Distinguishing Surface and Bulk Electromagnetism via Their Dynamics in an Intrinsic Magnetic Topological Insulator

TL;DR

This study investigates the distinct dynamics of surface and bulk electromagnetism in an intrinsic magnetic topological insulator, revealing mechanisms for manipulating magnetism and topological states with light.

Contribution

It combines experimental techniques and theoretical modeling to elucidate surface and bulk magnetic interactions in MnBi2Te4, advancing understanding of topological magnetism.

Findings

Surface-rooted exchange gap quenching explained by 2D RKKY interactions

Bulk demagnetization overestimated by theoretical model

Light-induced demagnetization comparable to advanced magnetophotonic crystals

Abstract

The indirect exchange interaction between local magnetic moments via surface electrons has been long predicted to bolster the surface ferromagnetism in magnetic topological insulators (MTIs), which facilitates the quantum anomalous Hall effect.
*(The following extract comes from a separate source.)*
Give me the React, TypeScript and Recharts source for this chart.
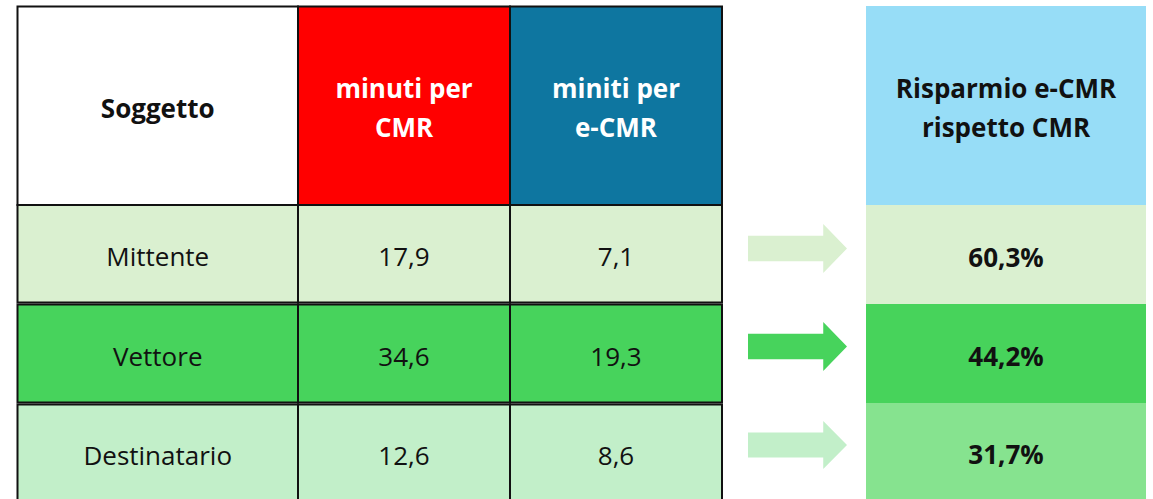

This unconventional effect is critical to determining the operating temperatures of future topotronic devices. However, the experimental confirmation of this mechanism remains elusive, especially in intrinsic MTIs. Here we combine time-resolved photoemission spectroscopy with time-resolved magneto-optical Kerr effect measurements to elucidate the unique electromagnetism at the surface of an intrinsic MTI MnBi2Te4. Theoretical modeling based on 2D Ruderman-Kittel-Kasuya-Yosida interactions captures the initial quenching of a surface-rooted exchange gap within a factor of two but over-estimates the bulk demagnetization by one order of magnitude. This mechanism directly explains the sizable gap in the quasi-2D electronic state and the nonzero residual magnetization in even-layer MnBi2Te4. Furthermore, it leads to efficient light-induced demagnetization comparable to state-of-the-art magnetophotonic crystals, promising an effective manipulation of magnetism and topological orders for future topotronics.